-- START --

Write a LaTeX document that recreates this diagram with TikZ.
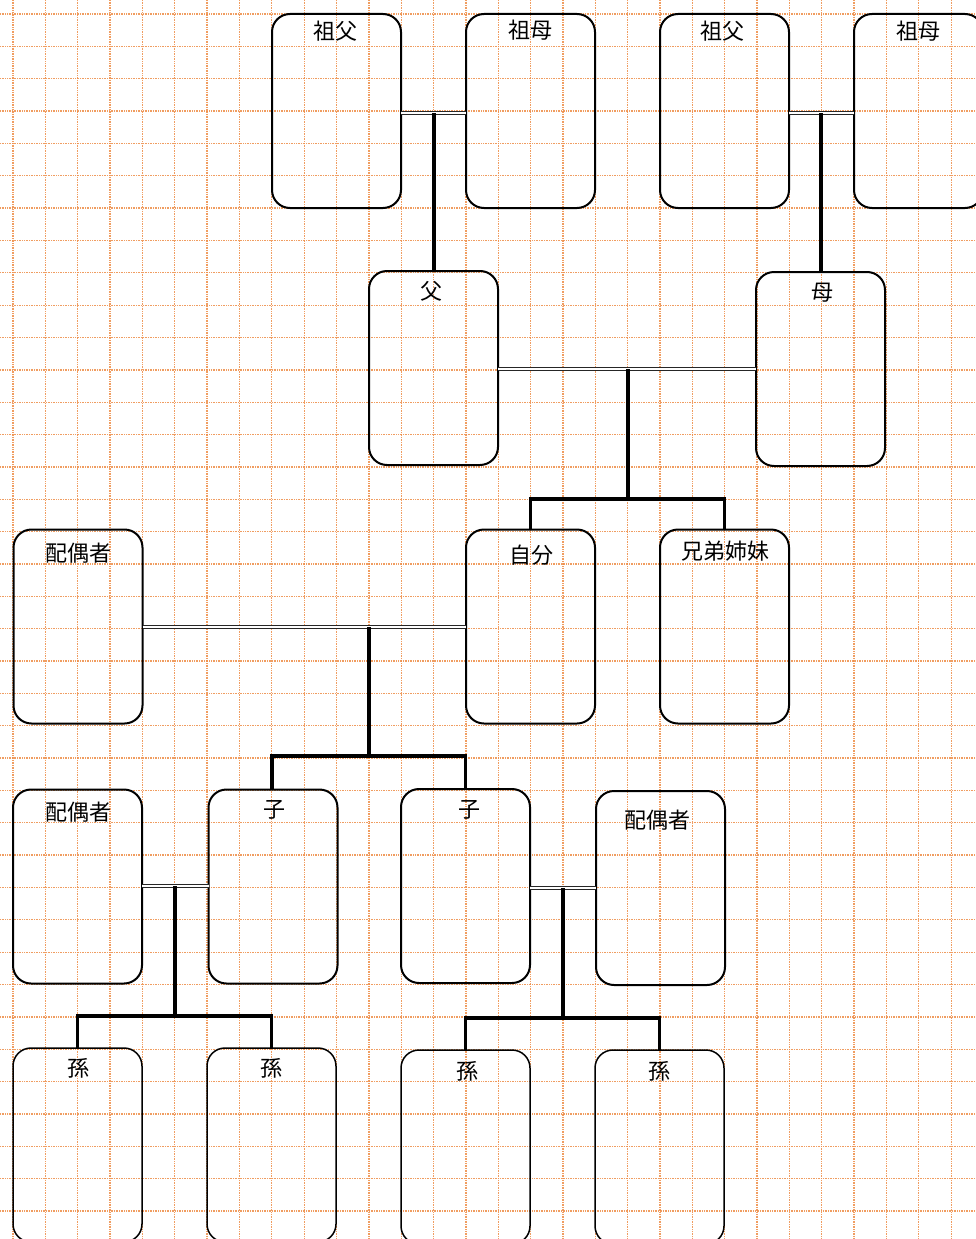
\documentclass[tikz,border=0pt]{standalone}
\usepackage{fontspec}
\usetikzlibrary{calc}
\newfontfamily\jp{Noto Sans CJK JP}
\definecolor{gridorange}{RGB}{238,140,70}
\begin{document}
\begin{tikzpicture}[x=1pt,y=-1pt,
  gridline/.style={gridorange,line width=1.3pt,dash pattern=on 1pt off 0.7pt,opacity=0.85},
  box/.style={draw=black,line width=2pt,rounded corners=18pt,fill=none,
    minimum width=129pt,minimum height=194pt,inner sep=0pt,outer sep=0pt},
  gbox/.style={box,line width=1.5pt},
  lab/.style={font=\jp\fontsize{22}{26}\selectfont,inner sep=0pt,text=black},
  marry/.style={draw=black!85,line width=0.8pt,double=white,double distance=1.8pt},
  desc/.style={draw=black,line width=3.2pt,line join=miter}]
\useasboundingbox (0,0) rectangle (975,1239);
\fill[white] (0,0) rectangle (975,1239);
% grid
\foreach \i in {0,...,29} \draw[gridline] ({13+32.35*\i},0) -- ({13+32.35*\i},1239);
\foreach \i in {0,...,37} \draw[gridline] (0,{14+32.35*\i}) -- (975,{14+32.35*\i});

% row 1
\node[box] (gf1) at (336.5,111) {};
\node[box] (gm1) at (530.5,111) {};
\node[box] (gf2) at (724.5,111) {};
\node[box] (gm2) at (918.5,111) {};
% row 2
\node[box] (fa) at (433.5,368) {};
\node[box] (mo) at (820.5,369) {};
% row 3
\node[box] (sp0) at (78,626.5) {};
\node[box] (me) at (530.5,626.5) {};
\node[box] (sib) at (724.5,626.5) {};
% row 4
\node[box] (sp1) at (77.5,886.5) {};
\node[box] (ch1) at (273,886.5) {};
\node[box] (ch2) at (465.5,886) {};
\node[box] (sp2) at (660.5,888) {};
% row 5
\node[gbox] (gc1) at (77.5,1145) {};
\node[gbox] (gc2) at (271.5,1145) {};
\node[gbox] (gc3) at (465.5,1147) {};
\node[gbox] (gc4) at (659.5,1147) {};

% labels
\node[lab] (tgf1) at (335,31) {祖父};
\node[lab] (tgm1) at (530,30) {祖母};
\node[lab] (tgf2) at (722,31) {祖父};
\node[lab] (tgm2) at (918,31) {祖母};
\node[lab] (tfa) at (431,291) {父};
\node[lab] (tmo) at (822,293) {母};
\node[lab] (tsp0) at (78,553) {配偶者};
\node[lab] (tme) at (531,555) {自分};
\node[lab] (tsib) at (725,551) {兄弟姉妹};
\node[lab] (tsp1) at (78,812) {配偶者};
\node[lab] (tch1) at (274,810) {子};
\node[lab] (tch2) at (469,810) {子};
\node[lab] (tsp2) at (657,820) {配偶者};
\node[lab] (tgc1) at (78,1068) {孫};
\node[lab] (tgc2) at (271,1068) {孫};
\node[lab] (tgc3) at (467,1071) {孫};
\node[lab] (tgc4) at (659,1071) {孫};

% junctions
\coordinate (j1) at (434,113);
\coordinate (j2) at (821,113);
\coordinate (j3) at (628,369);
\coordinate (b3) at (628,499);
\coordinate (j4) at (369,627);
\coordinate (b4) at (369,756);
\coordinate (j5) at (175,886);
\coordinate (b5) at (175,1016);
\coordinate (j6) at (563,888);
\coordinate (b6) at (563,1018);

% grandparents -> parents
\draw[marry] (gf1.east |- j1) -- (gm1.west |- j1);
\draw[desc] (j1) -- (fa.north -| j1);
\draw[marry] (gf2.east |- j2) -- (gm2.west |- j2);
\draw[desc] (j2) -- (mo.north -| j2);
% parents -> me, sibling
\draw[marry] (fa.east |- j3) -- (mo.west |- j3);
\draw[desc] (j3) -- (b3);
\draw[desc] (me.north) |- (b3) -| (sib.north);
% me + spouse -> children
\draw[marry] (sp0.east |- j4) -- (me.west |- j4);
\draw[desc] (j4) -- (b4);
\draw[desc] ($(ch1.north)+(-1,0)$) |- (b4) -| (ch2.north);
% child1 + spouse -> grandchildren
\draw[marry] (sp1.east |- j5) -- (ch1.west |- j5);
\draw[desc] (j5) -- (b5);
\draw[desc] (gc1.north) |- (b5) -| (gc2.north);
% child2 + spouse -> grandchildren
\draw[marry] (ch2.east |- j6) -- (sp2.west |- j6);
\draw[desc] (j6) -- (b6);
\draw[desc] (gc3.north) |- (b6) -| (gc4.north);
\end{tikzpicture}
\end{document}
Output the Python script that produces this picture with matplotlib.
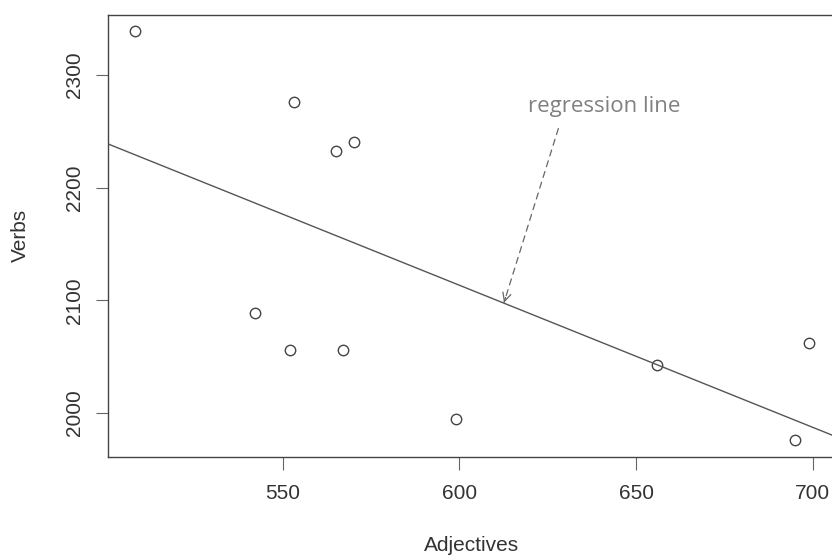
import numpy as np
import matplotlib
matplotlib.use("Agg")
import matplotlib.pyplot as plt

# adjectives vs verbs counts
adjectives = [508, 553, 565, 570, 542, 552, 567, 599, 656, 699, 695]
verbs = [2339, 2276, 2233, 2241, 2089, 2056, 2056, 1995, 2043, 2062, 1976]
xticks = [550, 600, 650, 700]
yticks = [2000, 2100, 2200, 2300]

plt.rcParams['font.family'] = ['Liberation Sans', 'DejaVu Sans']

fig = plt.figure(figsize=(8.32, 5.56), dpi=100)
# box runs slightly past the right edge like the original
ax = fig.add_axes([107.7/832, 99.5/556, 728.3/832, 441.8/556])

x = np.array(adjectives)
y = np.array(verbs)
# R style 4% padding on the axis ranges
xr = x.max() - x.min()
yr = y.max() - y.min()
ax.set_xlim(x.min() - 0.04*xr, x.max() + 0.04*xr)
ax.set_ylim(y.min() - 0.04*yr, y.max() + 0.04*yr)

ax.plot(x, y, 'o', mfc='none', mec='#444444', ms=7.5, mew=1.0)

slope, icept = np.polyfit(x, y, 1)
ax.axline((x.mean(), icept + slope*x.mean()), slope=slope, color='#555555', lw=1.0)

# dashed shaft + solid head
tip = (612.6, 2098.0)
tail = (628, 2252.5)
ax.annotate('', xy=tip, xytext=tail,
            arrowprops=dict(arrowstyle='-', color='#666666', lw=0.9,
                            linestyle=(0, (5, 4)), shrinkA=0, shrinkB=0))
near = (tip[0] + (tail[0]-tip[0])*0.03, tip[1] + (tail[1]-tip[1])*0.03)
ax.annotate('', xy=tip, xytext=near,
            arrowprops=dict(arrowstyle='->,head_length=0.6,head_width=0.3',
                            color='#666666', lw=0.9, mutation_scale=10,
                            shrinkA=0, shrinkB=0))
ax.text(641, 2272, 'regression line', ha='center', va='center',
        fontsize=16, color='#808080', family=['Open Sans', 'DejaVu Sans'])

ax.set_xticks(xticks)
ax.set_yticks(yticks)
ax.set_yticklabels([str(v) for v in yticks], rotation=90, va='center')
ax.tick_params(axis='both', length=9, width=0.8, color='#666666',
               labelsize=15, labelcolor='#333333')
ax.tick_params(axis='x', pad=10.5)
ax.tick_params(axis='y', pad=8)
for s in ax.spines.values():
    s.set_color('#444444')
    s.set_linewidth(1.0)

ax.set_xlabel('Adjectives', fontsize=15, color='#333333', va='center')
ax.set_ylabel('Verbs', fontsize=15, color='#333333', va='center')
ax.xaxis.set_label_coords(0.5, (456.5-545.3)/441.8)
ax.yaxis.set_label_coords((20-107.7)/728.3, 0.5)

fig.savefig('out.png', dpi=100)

-- END --

» **Directions for this task**
In your copy of the records, include no pictures; repeat everything else exactly.

» **Solution to this task**
Write a LaTeX document that recreates this diagram with TikZ.
\documentclass[tikz,border=0pt]{standalone}
\usepackage{fontspec}
\usetikzlibrary{calc}
\newfontfamily\jp{Noto Sans CJK JP}
\definecolor{gridorange}{RGB}{238,140,70}
\begin{document}
\begin{tikzpicture}[x=1pt,y=-1pt,
  gridline/.style={gridorange,line width=1.3pt,dash pattern=on 1pt off 0.7pt,opacity=0.85},
  box/.style={draw=black,line width=2pt,rounded corners=18pt,fill=none,
    minimum width=129pt,minimum height=194pt,inner sep=0pt,outer sep=0pt},
  gbox/.style={box,line width=1.5pt},
  lab/.style={font=\jp\fontsize{22}{26}\selectfont,inner sep=0pt,text=black},
  marry/.style={draw=black!85,line width=0.8pt,double=white,double distance=1.8pt},
  desc/.style={draw=black,line width=3.2pt,line join=miter}]
\useasboundingbox (0,0) rectangle (975,1239);
\fill[white] (0,0) rectangle (975,1239);
% grid
\foreach \i in {0,...,29} \draw[gridline] ({13+32.35*\i},0) -- ({13+32.35*\i},1239);
\foreach \i in {0,...,37} \draw[gridline] (0,{14+32.35*\i}) -- (975,{14+32.35*\i});

% row 1
\node[box] (gf1) at (336.5,111) {};
\node[box] (gm1) at (530.5,111) {};
\node[box] (gf2) at (724.5,111) {};
\node[box] (gm2) at (918.5,111) {};
% row 2
\node[box] (fa) at (433.5,368) {};
\node[box] (mo) at (820.5,369) {};
% row 3
\node[box] (sp0) at (78,626.5) {};
\node[box] (me) at (530.5,626.5) {};
\node[box] (sib) at (724.5,626.5) {};
% row 4
\node[box] (sp1) at (77.5,886.5) {};
\node[box] (ch1) at (273,886.5) {};
\node[box] (ch2) at (465.5,886) {};
\node[box] (sp2) at (660.5,888) {};
% row 5
\node[gbox] (gc1) at (77.5,1145) {};
\node[gbox] (gc2) at (271.5,1145) {};
\node[gbox] (gc3) at (465.5,1147) {};
\node[gbox] (gc4) at (659.5,1147) {};

% labels
\node[lab] (tgf1) at (335,31) {祖父};
\node[lab] (tgm1) at (530,30) {祖母};
\node[lab] (tgf2) at (722,31) {祖父};
\node[lab] (tgm2) at (918,31) {祖母};
\node[lab] (tfa) at (431,291) {父};
\node[lab] (tmo) at (822,293) {母};
\node[lab] (tsp0) at (78,553) {配偶者};
\node[lab] (tme) at (531,555) {自分};
\node[lab] (tsib) at (725,551) {兄弟姉妹};
\node[lab] (tsp1) at (78,812) {配偶者};
\node[lab] (tch1) at (274,810) {子};
\node[lab] (tch2) at (469,810) {子};
\node[lab] (tsp2) at (657,820) {配偶者};
\node[lab] (tgc1) at (78,1068) {孫};
\node[lab] (tgc2) at (271,1068) {孫};
\node[lab] (tgc3) at (467,1071) {孫};
\node[lab] (tgc4) at (659,1071) {孫};

% junctions
\coordinate (j1) at (434,113);
\coordinate (j2) at (821,113);
\coordinate (j3) at (628,369);
\coordinate (b3) at (628,499);
\coordinate (j4) at (369,627);
\coordinate (b4) at (369,756);
\coordinate (j5) at (175,886);
\coordinate (b5) at (175,1016);
\coordinate (j6) at (563,888);
\coordinate (b6) at (563,1018);

% grandparents -> parents
\draw[marry] (gf1.east |- j1) -- (gm1.west |- j1);
\draw[desc] (j1) -- (fa.north -| j1);
\draw[marry] (gf2.east |- j2) -- (gm2.west |- j2);
\draw[desc] (j2) -- (mo.north -| j2);
% parents -> me, sibling
\draw[marry] (fa.east |- j3) -- (mo.west |- j3);
\draw[desc] (j3) -- (b3);
\draw[desc] (me.north) |- (b3) -| (sib.north);
% me + spouse -> children
\draw[marry] (sp0.east |- j4) -- (me.west |- j4);
\draw[desc] (j4) -- (b4);
\draw[desc] ($(ch1.north)+(-1,0)$) |- (b4) -| (ch2.north);
% child1 + spouse -> grandchildren
\draw[marry] (sp1.east |- j5) -- (ch1.west |- j5);
\draw[desc] (j5) -- (b5);
\draw[desc] (gc1.north) |- (b5) -| (gc2.north);
% child2 + spouse -> grandchildren
\draw[marry] (ch2.east |- j6) -- (sp2.west |- j6);
\draw[desc] (j6) -- (b6);
\draw[desc] (gc3.north) |- (b6) -| (gc4.north);
\end{tikzpicture}
\end{document}
Output the Python script that produces this picture with matplotlib.
import numpy as np
import matplotlib
matplotlib.use("Agg")
import matplotlib.pyplot as plt

# adjectives vs verbs counts
adjectives = [508, 553, 565, 570, 542, 552, 567, 599, 656, 699, 695]
verbs = [2339, 2276, 2233, 2241, 2089, 2056, 2056, 1995, 2043, 2062, 1976]
xticks = [550, 600, 650, 700]
yticks = [2000, 2100, 2200, 2300]

plt.rcParams['font.family'] = ['Liberation Sans', 'DejaVu Sans']

fig = plt.figure(figsize=(8.32, 5.56), dpi=100)
# box runs slightly past the right edge like the original
ax = fig.add_axes([107.7/832, 99.5/556, 728.3/832, 441.8/556])

x = np.array(adjectives)
y = np.array(verbs)
# R style 4% padding on the axis ranges
xr = x.max() - x.min()
yr = y.max() - y.min()
ax.set_xlim(x.min() - 0.04*xr, x.max() + 0.04*xr)
ax.set_ylim(y.min() - 0.04*yr, y.max() + 0.04*yr)

ax.plot(x, y, 'o', mfc='none', mec='#444444', ms=7.5, mew=1.0)

slope, icept = np.polyfit(x, y, 1)
ax.axline((x.mean(), icept + slope*x.mean()), slope=slope, color='#555555', lw=1.0)

# dashed shaft + solid head
tip = (612.6, 2098.0)
tail = (628, 2252.5)
ax.annotate('', xy=tip, xytext=tail,
            arrowprops=dict(arrowstyle='-', color='#666666', lw=0.9,
                            linestyle=(0, (5, 4)), shrinkA=0, shrinkB=0))
near = (tip[0] + (tail[0]-tip[0])*0.03, tip[1] + (tail[1]-tip[1])*0.03)
ax.annotate('', xy=tip, xytext=near,
            arrowprops=dict(arrowstyle='->,head_length=0.6,head_width=0.3',
                            color='#666666', lw=0.9, mutation_scale=10,
                            shrinkA=0, shrinkB=0))
ax.text(641, 2272, 'regression line', ha='center', va='center',
        fontsize=16, color='#808080', family=['Open Sans', 'DejaVu Sans'])

ax.set_xticks(xticks)
ax.set_yticks(yticks)
ax.set_yticklabels([str(v) for v in yticks], rotation=90, va='center')
ax.tick_params(axis='both', length=9, width=0.8, color='#666666',
               labelsize=15, labelcolor='#333333')
ax.tick_params(axis='x', pad=10.5)
ax.tick_params(axis='y', pad=8)
for s in ax.spines.values():
    s.set_color('#444444')
    s.set_linewidth(1.0)

ax.set_xlabel('Adjectives', fontsize=15, color='#333333', va='center')
ax.set_ylabel('Verbs', fontsize=15, color='#333333', va='center')
ax.xaxis.set_label_coords(0.5, (456.5-545.3)/441.8)
ax.yaxis.set_label_coords((20-107.7)/728.3, 0.5)

fig.savefig('out.png', dpi=100)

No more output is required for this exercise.